Unfortunately, the code doesn't work. Can't seem to google my way out of this either. Can anyone help me?
## get 20 biggest actors in terms of number of movies
top20actorstable <- sort(table(actorlist), decreasing = T)[1:20]
names(top20actorstable)
## one hot encoding
top20actorsnames <- names(top20actorstable)
movies$bigactor <- NA
for (i in nrow(movies)){
listactors <- unlist(movies[i,]$Actors)
if (any(is.element(listactors, top20actorsnames))){
movies[i,]$bigactor <- 1
}
else {movies[i,]$bigactor <- 0}
}
Edit:
> dput(head(movies$Actors, 10))
list(c("Rishab Shetty", " Sapthami Gowda", " Kishore Kumar G.",
" Achyuth Kumar"), c("Christian Bale", " Heath Ledger", " Aaron Eckhart",
" Michael Caine"), c("Elijah Wood", " Viggo Mortensen", " Ian McKellen",
" Orlando Bloom"), c("Leonardo DiCaprio", " Joseph Gordon-Levitt",
" Elliot Page", " Ken Watanabe"), c("Elijah Wood", " Ian McKellen",
" Viggo Mortensen", " Orlando Bloom"), c("Elijah Wood", " Ian McKellen",
" Orlando Bloom", " Sean Bean"), c("Keanu Reeves", " Laurence Fishburne",
" Carrie-Anne Moss", " Hugo Weaving"), c("Mark Hamill", " Harrison Ford",
" Carrie Fisher", " Billy Dee Williams"), c("Arnold Schwarzenegger",
" Linda Hamilton", " Edward Furlong", " Robert Patrick"), c("Mark Hamill",
" Harrison Ford", " Carrie Fisher", " Alec Guinness"))
What I meant by "code doesn't work": I was hoping for the for loop to, one by one, check within the list of actors of each row, unlist them and check against the list of top20actors - if there is one of the top actors, then the bigactor column would be a 1, otherwise 0.
However, when I check the column after the for loop, it returns NA:
> for (i in nrow(movies)){
+ listactors <- unlist(movies[i,]$Actors)
+ if (any(is.element(listactors, top20actorsnames))){
+ movies[i,]$bigactor <- 1
+ }
+ else {movies[i,]$bigactor <- 0}
+ }
Warning: provided 11 variables to replace 10 variables
> movies$bigactor
NULL
Here is my approach. Make the list of actors of interest.
Then loop through the list (using sapply()
) of movies and find the movies containing (%in%
) the actors of interest. Return a vector of TRUE/FALSE for corresponding to matches.
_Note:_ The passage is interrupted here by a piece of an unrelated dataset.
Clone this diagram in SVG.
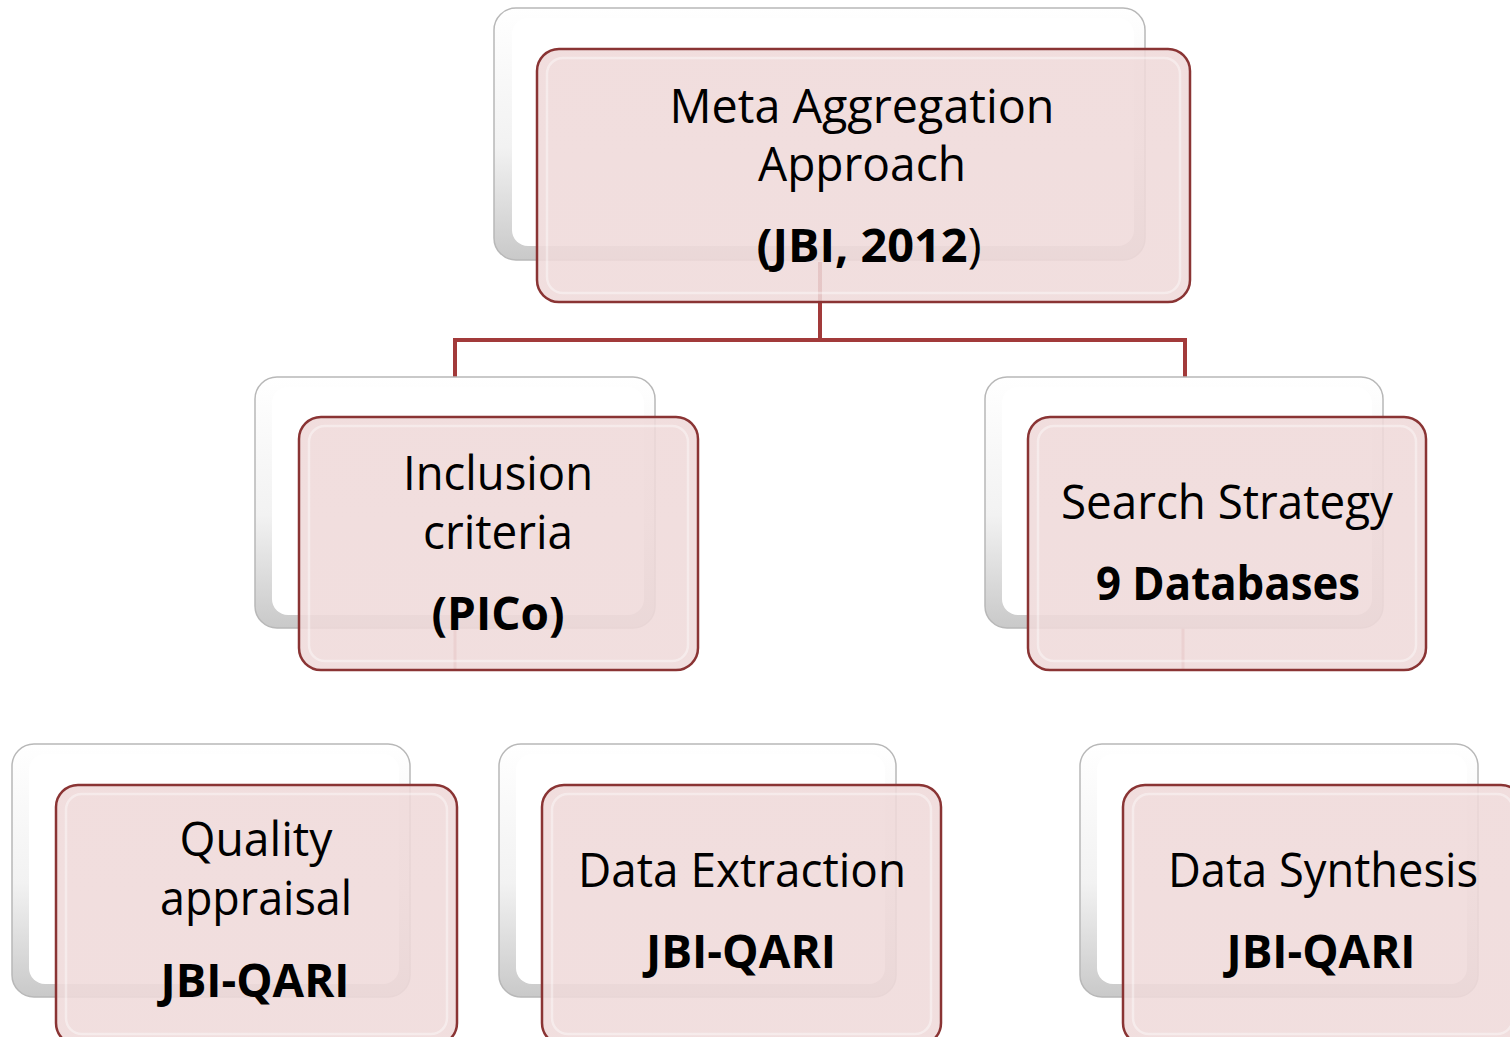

movies <- list(c("Rishab Shetty", " Sapthami Gowda", " Kishore Kumar G.", "Achyuth Kumar"),
c("Christian Bale", " Heath Ledger", " Aaron Eckhart", " Michael Caine"),
c("Elijah Wood", " Viggo Mortensen", " Ian McKellen", " Orlando Bloom"),
c("Leonardo DiCaprio", " Joseph Gordon-Levitt", " Elliot Page", " Ken Watanabe"),
c("Elijah Wood", " Ian McKellen", " Viggo Mortensen", " Orlando Bloom"),
c("Elijah Wood", " Ian McKellen", " Orlando Bloom", " Sean Bean"),
c("Keanu Reeves", " Laurence Fishburne", " Carrie-Anne Moss", " Hugo Weaving"),
c("Mark Hamill", " Harrison Ford", " Carrie Fisher", " Billy Dee Williams"),
c("Arnold Schwarzenegger", " Linda Hamilton", " Edward Furlong", " Robert Patrick"),
c("Mark Hamill", " Harrison Ford", " Carrie Fisher", " Alec Guinness"))
#create actors list
#adding trimws to remove leading and trailing spaces
actorlist <- unlist(movies) |> trimws()
#shortened down to 7 for debugging
top20actorstable <- sort(table(actorlist), decreasing = T)[1:7] |> names()
#loop through the list looking for matching actors
#returns a vector of true/false for the matches
bigactor <- sapply(movies, function(movie) {
any(trimws(movie) %in% top20actorstable)
})
bigactor
as.integer(bigactor)
Since the data sample you provided is a list, I am not sure where the final results are stored. You could try to store your list of vectors in a data frame but that is complicated and very helpful.